The salary packaging and novated leasing sector is continuing to consolidate as Paywise announced the successful $40 million acquisition of EasiFleet (trading as Easi), expanding its national footprint and strengthening its position as a major player in employee benefits.
Paywise CEO Frank Agostino said the deal is about creating scale and combining strengths rather than fixing problems.
“This is about joining forces with a team we respect to build something even stronger,” Mr Agostino said. “Easi brings a strong brand, loyal client base, and a team that mirrors our own culture and ambition. This isn’t about fixing something broken – it’s the opposite. We acquired Easi because we believe in their team, their brand, and the value they deliver”.
Easi provides salary packaging and novated leasing services across Australia, with strong ties to both private and government sectors. The move gives Paywise a truly national presence, securing state government contracts in WA, NT, Tasmania, Queensland and the ACT – and positioning the business to bid for upcoming tenders in NSW and Victoria.

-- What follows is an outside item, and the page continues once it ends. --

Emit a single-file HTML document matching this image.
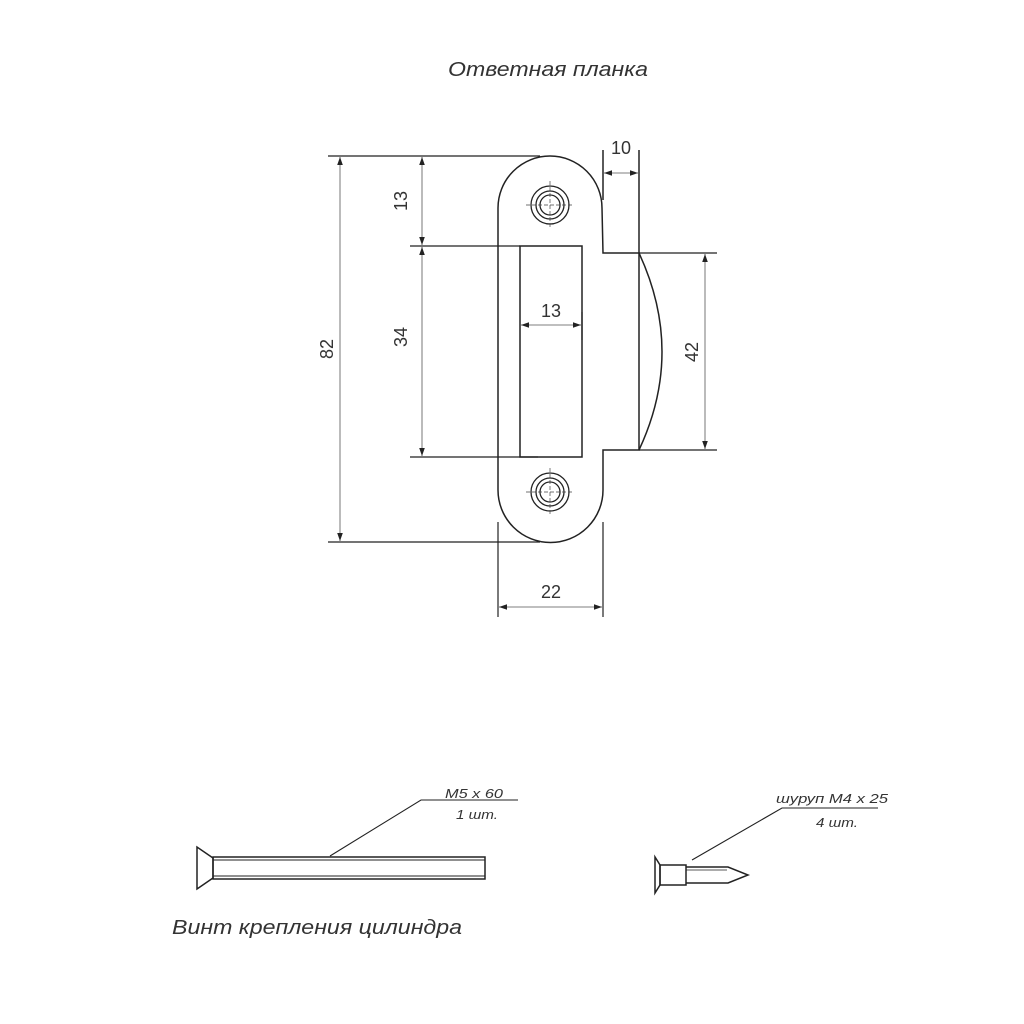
<!DOCTYPE html>
<html><head><meta charset="utf-8"><style>
html,body{margin:0;padding:0;background:#fff;}
svg{display:block;}
text{font-family:"Liberation Sans",sans-serif;fill:#333;}
</style></head><body>
<svg width="1024" height="1024" viewBox="0 0 1024 1024" xmlns="http://www.w3.org/2000/svg">
<defs>
<marker id="a" viewBox="0 0 10 10" refX="10" refY="5" markerWidth="8" markerHeight="8" orient="auto-start-reverse" markerUnits="userSpaceOnUse"><path d="M0,1.5 L10,5 L0,8.5 z" fill="#222"/></marker>
</defs>
<text x="448" y="76" font-size="20" font-style="italic" textLength="200" lengthAdjust="spacingAndGlyphs">Ответная планка</text>

<g fill="none" stroke="#222" stroke-width="1.5">
<path d="M498,208 A52,52 0 0 1 602,208 L603,253 L639,253 L639,450 L603,450 L603,490 A52,52 0 0 1 498,490 Z"/>
<path d="M639,253 Q685,352 639,450"/>
<rect x="520" y="246" width="62" height="211"/>
<line x1="639" y1="150" x2="639" y2="253"/>
<line x1="603" y1="150" x2="603" y2="200"/>
</g>
<g fill="none" stroke="#222" stroke-width="1.3">
<circle cx="550" cy="205" r="19"/><circle cx="550" cy="205" r="14"/><circle cx="550" cy="205" r="10"/>
<circle cx="550" cy="492" r="19"/><circle cx="550" cy="492" r="14"/><circle cx="550" cy="492" r="10"/>
</g>
<g stroke="#444" stroke-width="0.7" stroke-dasharray="4,2">
<line x1="526" y1="205" x2="574" y2="205"/><line x1="550" y1="181" x2="550" y2="229"/>
<line x1="526" y1="492" x2="574" y2="492"/><line x1="550" y1="468" x2="550" y2="516"/>
</g>

<g stroke="#222" stroke-width="1.2" fill="none">
<line x1="328" y1="156" x2="540" y2="156"/>
<line x1="328" y1="542" x2="540" y2="542"/>
<line x1="410" y1="246" x2="520" y2="246"/>
<line x1="410" y1="457" x2="538" y2="457"/>
<line x1="639" y1="253" x2="717" y2="253"/>
<line x1="639" y1="450" x2="717" y2="450"/>
<line x1="498" y1="522" x2="498" y2="617"/>
<line x1="603" y1="522" x2="603" y2="617"/>
<line x1="582" y1="312" x2="582" y2="340"/>
</g>
<g stroke="#555" stroke-width="0.8" fill="none">
<line x1="340" y1="157" x2="340" y2="541" marker-start="url(#a)" marker-end="url(#a)"/>
<line x1="422" y1="157" x2="422" y2="245" marker-start="url(#a)" marker-end="url(#a)"/>
<line x1="422" y1="247" x2="422" y2="456" marker-start="url(#a)" marker-end="url(#a)"/>
<line x1="521" y1="325" x2="581" y2="325" marker-start="url(#a)" marker-end="url(#a)"/>
<line x1="705" y1="254" x2="705" y2="449" marker-start="url(#a)" marker-end="url(#a)"/>
<line x1="604" y1="173" x2="638" y2="173" marker-start="url(#a)" marker-end="url(#a)"/>
<line x1="499" y1="607" x2="602" y2="607" marker-start="url(#a)" marker-end="url(#a)"/>
</g>
<g font-size="18">
<text transform="translate(333,349) rotate(-90)" text-anchor="middle">82</text>
<text transform="translate(407,201) rotate(-90)" text-anchor="middle">13</text>
<text transform="translate(407,337) rotate(-90)" text-anchor="middle">34</text>
<text transform="translate(698,352) rotate(-90)" text-anchor="middle">42</text>
<text x="551" y="317" text-anchor="middle">13</text>
<text x="621" y="154" text-anchor="middle">10</text>
<text x="551" y="598" text-anchor="middle">22</text>
</g>

<g fill="none" stroke="#222" stroke-width="1.5">
<path d="M197,847 L197,889 L213,878 L213,858 Z"/>
<rect x="213" y="857" width="272" height="22"/>
<line x1="213" y1="860" x2="485" y2="860" stroke-width="1"/>
<line x1="213" y1="876" x2="485" y2="876" stroke-width="1"/>
<path d="M330,856 L421,800 L518,800" stroke-width="1.1"/>
<path d="M655,857 L655,893 L660,885 L660,865 Z"/>
<rect x="660" y="865" width="26" height="20"/>
<path d="M686,867 L728,867 L748,875 L728,883 L686,883"/>
<line x1="686" y1="870" x2="727" y2="870" stroke-width="0.8"/>
<path d="M692,860 L782,808 L878,808" stroke-width="1.1"/>
</g>
<g font-size="13" font-style="italic">
<text x="445" y="798" textLength="58" lengthAdjust="spacingAndGlyphs">M5 x 60</text>
<text x="456" y="819" textLength="42" lengthAdjust="spacingAndGlyphs">1 шт.</text>
<text x="776" y="803" textLength="112" lengthAdjust="spacingAndGlyphs">шуруп M4 x 25</text>
<text x="816" y="827" textLength="42" lengthAdjust="spacingAndGlyphs">4 шт.</text>
</g>
<text x="172" y="934" font-size="20" font-style="italic" textLength="290" lengthAdjust="spacingAndGlyphs">Винт крепления цилиндра</text>
</svg>
</body></html>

Easi CEO Scott Iriks highlighted the alignment between the two businesses:
“This partnership is built on mutual respect and shared values developed over years of conversation between our leadership teams,” Mr Iriks said. “Easi has built strong relationships with our clients and a reputation for excellence. Joining the Paywise family positions us to accelerate growth while maintaining the service standards our clients expect”.
Benefits of Scale
The novated leasing market has been growing rapidly, fuelled by the popularity of salary packaging and the Federal Government’s Electric Car Discount Bill, which removed FBT on EVs and made novated leasing one of the most tax-effective ways to own a new car.
Since being acquired by Fleet Network in 2023, Paywise has more than doubled its staff, expanded its member base from 20,000 to over 50,000, and nearly quadrupled the number of novated lease drivers from 3,000 to almost 11,000.

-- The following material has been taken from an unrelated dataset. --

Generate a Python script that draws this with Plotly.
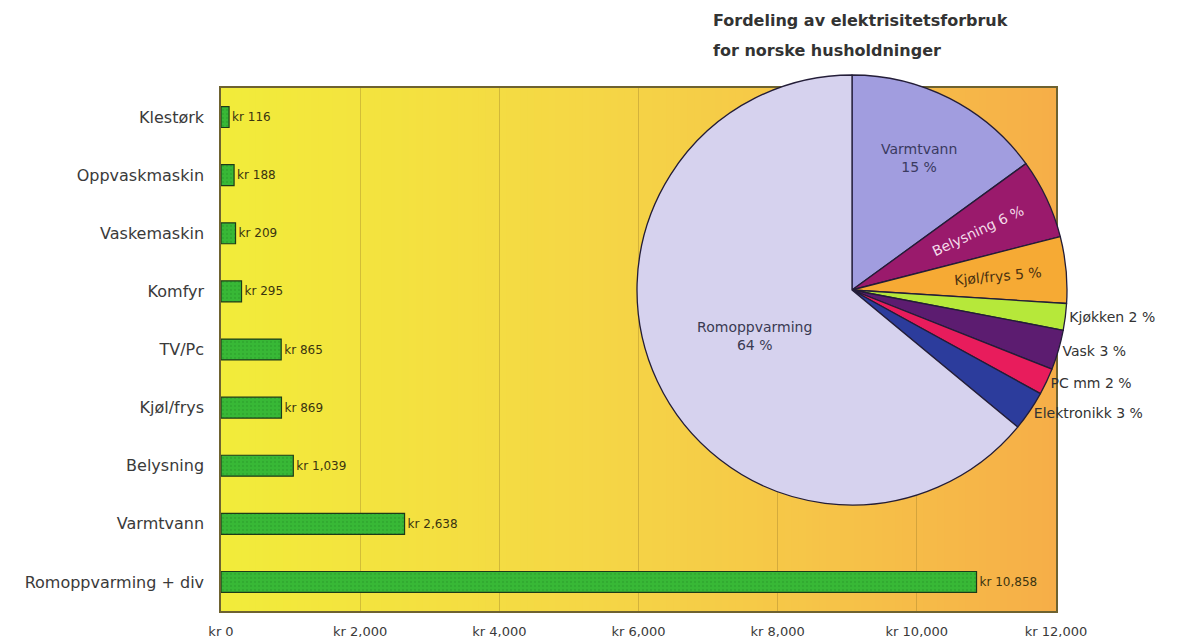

With Easi now on board, Paywise gains the scale to compete more effectively against larger providers, leverage stronger purchasing power with OEMs, and invest in technology to simplify salary packaging for employers and employees alike.
Mr Agostino emphasised that the integration will follow a people-first approach:
“We’re here to learn from Easi first and only add value where it’s constructive. Any future changes will be methodical, well-considered, and done in consultation with those affected. This is about building something stronger together, not disrupting what’s working well”.
Industry Consolidation
This acquisition reflects a broader trend of consolidation in the novated leasing and salary packaging industry. As demand surges for novated EVs and hybrids, scale and efficiency are increasingly critical. Larger providers are better placed to deliver competitive rates, manage government contracts, and support employers rolling out employee benefit programs nationwide.

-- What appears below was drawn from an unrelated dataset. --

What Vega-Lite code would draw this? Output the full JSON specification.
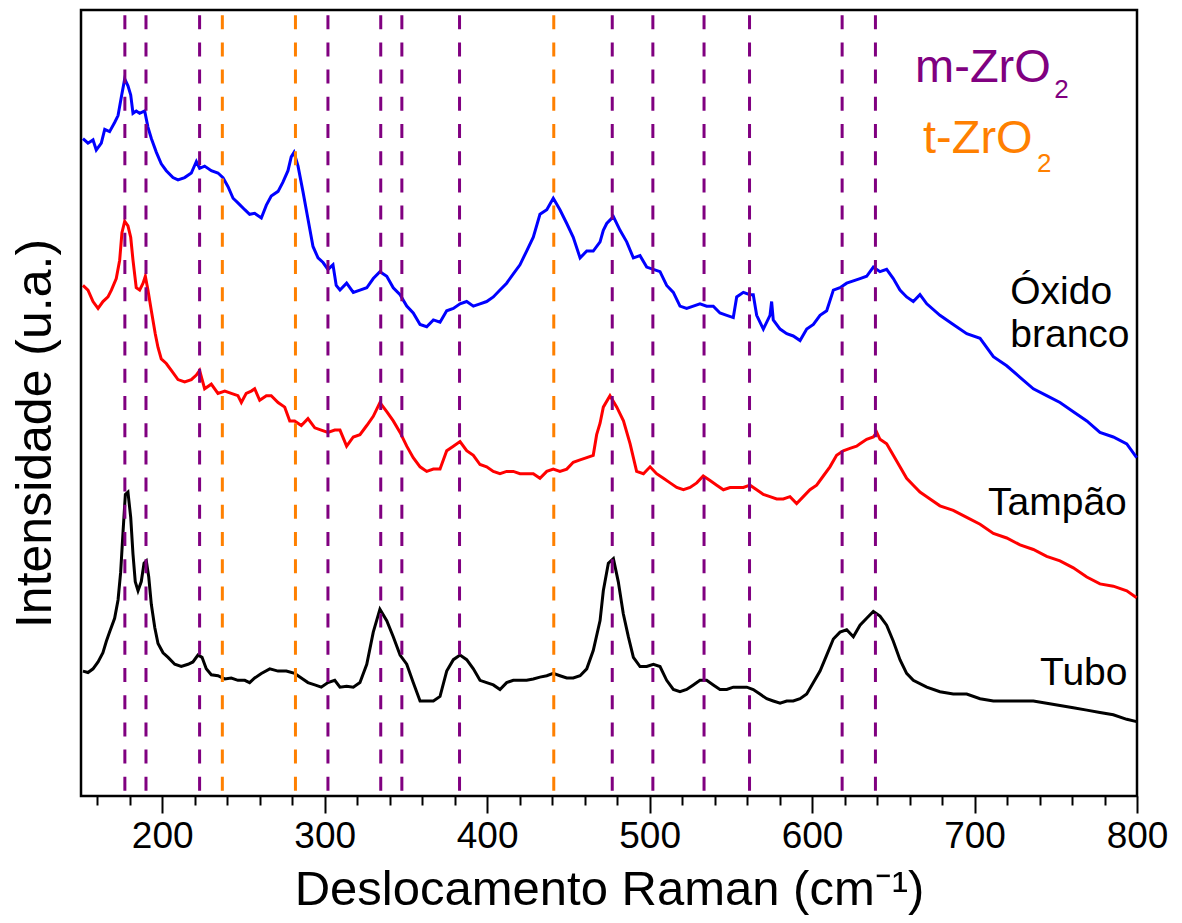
{
  "$schema": "https://vega.github.io/schema/vega-lite/v6.json",
  "width": 1056,
  "height": 786,
  "autosize": {"type": "none"},
  "padding": {"left": 81, "top": 10, "right": 45, "bottom": 127},
  "background": "white",
  "config": {"view": {"stroke": "black", "strokeWidth": 2.5}, "font": "Liberation Sans"},
  "resolve": {"axis": {"x": "independent"}},
  "datasets": {
    "blue": [[151.2,1432],[154.3,1422],[157.4,1429],[159.4,1407],[162.5,1422],[164.6,1452],[167.6,1447],[170.7,1467],[172.8,1482],[174.8,1522],[176.9,1562],[178.9,1547],[180.6,1527],[182,1487],[184,1492],[186.1,1487],[189.2,1492],[191.2,1457],[193.3,1432],[196.4,1402],[199.4,1377],[202.5,1362],[206.6,1347],[209.7,1342],[213.8,1347],[217.9,1357],[221,1382],[223,1367],[226.1,1372],[230.2,1362],[234.3,1357],[237.4,1347],[240.5,1327],[243.6,1302],[246.6,1292],[250.8,1277],[253.8,1267],[256.9,1269],[261,1259],[264.1,1287],[267.1,1307],[271.3,1317],[274.3,1337],[277.4,1362],[279.4,1392],[281.1,1402],[283.6,1372],[286.6,1317],[289.7,1257],[292.8,1197],[295.9,1172],[299,1162],[302,1147],[305.1,1157],[307.1,1112],[309.4,1102],[313.5,1117],[317.6,1097],[321.7,1102],[325.9,1107],[329.9,1127],[334,1142],[338.2,1132],[342.2,1107],[346.4,1092],[350.5,1067],[354.5,1052],[358.7,1027],[362.8,1022],[366.9,1037],[371,1032],[375.1,1057],[379.2,1062],[383.3,1072],[387.4,1077],[391.5,1067],[395.6,1072],[399.7,1077],[403.8,1087],[407.9,1102],[412,1117],[416.1,1137],[420.2,1157],[424.3,1187],[428.4,1217],[432.5,1267],[436.7,1277],[440.7,1302],[444.8,1277],[449,1247],[453,1217],[457.2,1172],[461.3,1187],[465.3,1187],[469.5,1207],[471.5,1232],[473.6,1247],[477.7,1262],[481.8,1232],[485.9,1207],[490,1172],[494.1,1177],[498.2,1152],[502.3,1147],[506.4,1142],[510.5,1112],[514.6,1097],[518.7,1067],[522.8,1062],[526.9,1067],[531,1072],[535.1,1067],[539.2,1067],[543.3,1052],[547.5,1047],[551.5,1042],[553.6,1087],[557.7,1097],[561.8,1092],[563.8,1092],[565.9,1047],[570,1017],[574.1,1047],[575.1,1077],[576.1,1037],[580.3,1017],[584.4,1007],[588.4,1002],[592.6,992],[596.7,1017],[600.8,1027],[604.9,1047],[609,1057],[613.1,1102],[617.2,1107],[621.3,1117],[625.4,1122],[629.5,1127],[633.6,1132],[637.7,1152],[641.8,1142],[645.9,1147],[650,1127],[654.1,1102],[658.2,1087],[662.3,1077],[666.4,1092],[670.6,1072],[678.7,1047],[686.9,1027],[695.2,1007],[703.4,997],[711.6,957],[719.8,937],[728,912],[736.2,887],[744.4,872],[752.6,857],[760.8,837],[769.1,817],[777.2,792],[785.4,782],[793.7,767],[799.8,737]],
    "red": [[151.2,1112],[154.3,1102],[157.4,1077],[160.5,1062],[163.5,1077],[166.6,1087],[168.7,1102],[171.7,1127],[173.8,1167],[175.2,1227],[176.9,1252],[178.9,1242],[180.6,1217],[182,1167],[184,1107],[186.1,1102],[188.2,1117],[189.6,1132],[191.2,1102],[193.3,1057],[195.7,1007],[197.4,977],[199.4,952],[202.5,942],[205.6,927],[209.7,907],[213.8,902],[217.9,907],[221,917],[223,927],[226.1,887],[230.2,897],[234.3,877],[238.5,882],[242.5,877],[246.6,872],[248.7,857],[251.7,877],[254.8,882],[256.9,887],[260,862],[264.1,872],[267.1,872],[271.3,857],[275.4,847],[278.5,817],[281.5,817],[285.6,807],[289.7,822],[293.9,802],[297.9,797],[302,792],[306.2,797],[309.4,797],[313.5,762],[317.6,782],[321.7,787],[325.9,807],[329.9,827],[334,857],[338.2,837],[342.2,817],[346.4,792],[350.5,762],[354.5,737],[358.7,717],[362.8,707],[366.9,712],[371,712],[375.1,752],[379.2,762],[383.3,772],[387.4,752],[391.5,742],[395.6,722],[399.7,717],[403.8,707],[407.9,702],[412,707],[416.1,707],[420.2,702],[424.3,702],[428.4,702],[432.5,692],[436.7,707],[440.7,712],[444.8,707],[449,712],[453,727],[457.2,732],[461.3,737],[465.3,742],[467.4,787],[469.5,812],[471.5,847],[475.6,872],[479.8,847],[483.9,817],[488,767],[492,707],[496.2,702],[500.3,717],[504.3,702],[508.5,692],[512.6,682],[516.7,672],[520.8,667],[524.9,672],[529,682],[533,697],[537.2,687],[541.3,677],[545.4,667],[549.5,672],[553.6,672],[557.7,672],[561.8,677],[565.9,667],[570,657],[574.1,652],[578.2,647],[582.3,647],[586.4,652],[590.5,637],[594.6,652],[598.7,667],[602.8,677],[606.9,697],[611,717],[615.1,742],[619.2,752],[623.3,757],[627.4,762],[629.5,767],[633.6,777],[637.7,782],[639.8,792],[641.8,777],[645.9,767],[650,742],[654.1,717],[658.2,692],[662.3,677],[666.4,662],[670.6,652],[678.7,632],[686.9,622],[695.2,607],[703.4,592],[711.6,572],[719.8,562],[728,547],[736.2,537],[744.4,522],[752.6,512],[760.8,497],[769.1,477],[777.2,462],[785.4,457],[793.7,447],[799.8,432]],
    "black": [[151.2,272],[154.3,269],[157.4,277],[160.5,292],[163.5,312],[165.6,337],[167.6,357],[170.7,387],[172.8,427],[174.4,487],[175.9,577],[177.3,657],[178.9,662],[180.6,607],[182,527],[183.4,467],[185.1,447],[187.1,467],[188.8,507],[190.2,512],[191.7,477],[193.3,417],[195.4,367],[197.4,332],[200.5,312],[203.6,302],[207.7,287],[211.7,282],[215.9,287],[218.9,292],[222,307],[224.5,302],[227.1,277],[230.2,264],[234.3,262],[238.5,255],[242.5,257],[246.6,252],[250.8,252],[253.8,247],[256.9,257],[261,267],[266.2,277],[271.3,272],[276.4,272],[281.5,267],[285.6,257],[289.7,247],[293.9,242],[297.9,237],[302,247],[306.2,252],[309.4,237],[313.5,239],[317.6,237],[321.7,247],[325.9,287],[329.9,357],[334,407],[338.2,382],[342.2,347],[346.4,307],[350.5,287],[354.5,247],[358.7,207],[362.8,207],[366.9,207],[371,217],[375.1,272],[379.2,297],[383.3,307],[387.4,297],[391.5,277],[395.6,252],[399.7,247],[403.8,242],[407.9,232],[412,247],[416.1,252],[420.2,252],[424.3,252],[428.4,255],[432.5,259],[436.7,262],[440.7,267],[444.8,262],[449,257],[453,257],[457.2,262],[461.3,277],[465.3,317],[469.5,382],[471.5,447],[474.6,507],[477.7,517],[480.7,467],[483.8,397],[486.9,347],[490,302],[494.1,282],[498.2,282],[502.3,287],[506.4,282],[510.5,252],[514.6,232],[518.7,227],[522.8,232],[526.9,242],[531,252],[535.1,252],[539.2,242],[543.3,232],[547.5,232],[551.5,237],[555.6,237],[559.8,237],[563.8,232],[567.9,222],[572.1,212],[576.1,207],[580.3,202],[584.4,207],[588.4,207],[592.6,212],[596.7,222],[600.8,247],[604.9,272],[609,307],[613.1,342],[617.2,357],[621.3,362],[625.4,347],[629.5,372],[633.6,387],[637.7,402],[641.8,392],[645.9,372],[650,337],[654.1,297],[658.2,267],[662.3,252],[670.6,237],[678.7,227],[686.9,222],[695.2,222],[703.4,212],[711.6,207],[719.8,207],[728,207],[736.2,207],[744.4,202],[752.6,197],[760.8,192],[769.1,187],[777.2,182],[785.4,177],[793.7,167],[799.8,162]],
    "peaks": [
      {"position": 177, "phase": "m-ZrO2"}, {"position": 190, "phase": "m-ZrO2"}, {"position": 223, "phase": "m-ZrO2"},
      {"position": 237, "phase": "t-ZrO2"}, {"position": 282, "phase": "t-ZrO2"}, {"position": 302, "phase": "m-ZrO2"},
      {"position": 334.5, "phase": "m-ZrO2"}, {"position": 347.5, "phase": "m-ZrO2"}, {"position": 383, "phase": "m-ZrO2"},
      {"position": 441, "phase": "t-ZrO2"}, {"position": 477, "phase": "m-ZrO2"}, {"position": 502, "phase": "m-ZrO2"},
      {"position": 533.5, "phase": "m-ZrO2"}, {"position": 561.5, "phase": "m-ZrO2"}, {"position": 618.5, "phase": "m-ZrO2"},
      {"position": 639, "phase": "m-ZrO2"}
    ],
    "sampleLabels": [
      {"text": "Óxido", "shift": 722, "intensity": 1072},
      {"text": "branco", "shift": 722, "intensity": 979},
      {"text": "Tampão", "shift": 708.3, "intensity": 612},
      {"text": "Tubo", "shift": 740.3, "intensity": 242}
    ],
    "phaseLabels": [
      {"text": "m-ZrO", "phase": "m-ZrO2", "part": "main", "shift": 663.4, "intensity": 1555},
      {"text": "2", "phase": "m-ZrO2", "part": "sub", "shift": 749, "intensity": 1521},
      {"text": "t-ZrO", "phase": "t-ZrO2", "part": "main", "shift": 668.3, "intensity": 1401},
      {"text": "2", "phase": "t-ZrO2", "part": "sub", "shift": 738.5, "intensity": 1360}
    ]
  },
  "layer": [
    {
      "data": {"name": "blue"},
      "transform": [{"calculate": "datum[0]", "as": "shift"}, {"calculate": "datum[1]", "as": "intensity"}, {"calculate": "'Óxido branco'", "as": "sample"}],
      "mark": {"type": "line", "strokeWidth": 3},
      "encoding": {
        "x": {"field": "shift", "type": "quantitative", "scale": {"domain": [150, 800], "nice": false, "zero": false},
          "axis": {
            "orient": "bottom",
            "values": [200, 300, 400, 500, 600, 700, 800],
            "tickSize": 17, "tickWidth": 2, "tickColor": "black", "domain": false, "grid": false,
            "labelFontSize": 37, "labelColor": "black", "labelPadding": 5, "labelFont": "Liberation Sans",
            "labelOverlap": false, "labelFlush": false,
            "title": "Deslocamento Raman (cm⁻¹)", "titleFontSize": 49, "titleFontWeight": "normal", "titleColor": "black",
            "titleFont": "Liberation Sans", "titleBaseline": "alphabetic", "titleY": 108, "titleX": 528
          }},
        "y": {"field": "intensity", "type": "quantitative", "scale": {"domain": [0, 1712], "nice": false, "zero": false},
          "axis": {"ticks": false, "labels": false, "domain": false, "grid": false,
            "title": "Intensidade (u.a.)", "titleFontSize": 50, "titleFontWeight": "normal", "titleColor": "black",
            "titleFont": "Liberation Sans", "titleX": -31, "titleY": 423, "titleBaseline": "alphabetic", "titleAlign": "center", "titleAngle": 270}},
        "color": {"field": "sample", "type": "nominal", "legend": null,
          "scale": {"domain": ["Óxido branco", "Tampão", "Tubo", "m-ZrO2", "t-ZrO2"], "range": ["#0000ff", "#ff0000", "#000000", "#800080", "#ff8000"]}}
      }
    },
    {
      "data": {"name": "red"},
      "transform": [{"calculate": "datum[0]", "as": "shift"}, {"calculate": "datum[1]", "as": "intensity"}, {"calculate": "'Tampão'", "as": "sample"}],
      "mark": {"type": "line", "strokeWidth": 3},
      "encoding": {
        "x": {"field": "shift", "type": "quantitative",
          "axis": {
            "orient": "bottom",
            "values": [160,180,220,240,260,280,320,340,360,380,420,440,460,480,520,540,560,580,620,640,660,680,720,740,760,780],
            "tickSize": 9, "tickWidth": 2, "tickColor": "black", "domain": false, "grid": false,
            "labels": false, "title": null
          }},
        "y": {"field": "intensity", "type": "quantitative"},
        "color": {"field": "sample", "type": "nominal", "legend": null}
      }
    },
    {
      "data": {"name": "black"},
      "transform": [{"calculate": "datum[0]", "as": "shift"}, {"calculate": "datum[1]", "as": "intensity"}, {"calculate": "'Tubo'", "as": "sample"}],
      "mark": {"type": "line", "strokeWidth": 3},
      "encoding": {
        "x": {"field": "shift", "type": "quantitative", "axis": null},
        "y": {"field": "intensity", "type": "quantitative"},
        "color": {"field": "sample", "type": "nominal", "legend": null}
      }
    },
    {
      "data": {"name": "peaks"},
      "mark": {"type": "rule", "strokeWidth": 3, "strokeDash": [14, 13.2], "strokeDashOffset": 22},
      "encoding": {
        "x": {"field": "position", "type": "quantitative", "axis": null},
        "color": {"field": "phase", "type": "nominal", "legend": null}
      }
    },
    {
      "data": {"name": "sampleLabels"},
      "mark": {"type": "text", "align": "left", "baseline": "alphabetic", "fontSize": 39, "font": "Liberation Sans", "color": "black"},
      "encoding": {
        "x": {"field": "shift", "type": "quantitative", "axis": null},
        "y": {"field": "intensity", "type": "quantitative"},
        "text": {"field": "text"}
      }
    },
    {
      "data": {"name": "phaseLabels"},
      "transform": [{"filter": "datum.part === 'main'"}],
      "mark": {"type": "text", "align": "left", "baseline": "alphabetic", "fontSize": 47, "font": "Liberation Sans"},
      "encoding": {
        "x": {"field": "shift", "type": "quantitative", "axis": null},
        "y": {"field": "intensity", "type": "quantitative"},
        "text": {"field": "text"},
        "color": {"field": "phase", "type": "nominal", "legend": null}
      }
    },
    {
      "data": {"name": "phaseLabels"},
      "transform": [{"filter": "datum.part === 'sub'"}],
      "mark": {"type": "text", "align": "left", "baseline": "alphabetic", "fontSize": 26, "font": "Liberation Sans"},
      "encoding": {
        "x": {"field": "shift", "type": "quantitative", "axis": null},
        "y": {"field": "intensity", "type": "quantitative"},
        "text": {"field": "text"},
        "color": {"field": "phase", "type": "nominal", "legend": null}
      }
    }
  ]
}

For employees, consolidation brings stability, more choice in vehicles, and access to savings on everything from fuel and maintenance to insurance and electricity for EV charging. For employers, it reduces administrative burden and strengthens compliance with tax and payroll obligations.
Looking Ahead
With Paywise now integrated with Easi, the organisation is firmly positioned as one of the strongest challengers in the national salary packaging and novated leasing market. And with more Australians turning to novated leases to access EVs and reduce running costs, the scale achieved through this acquisition signals that competition is only set to intensify.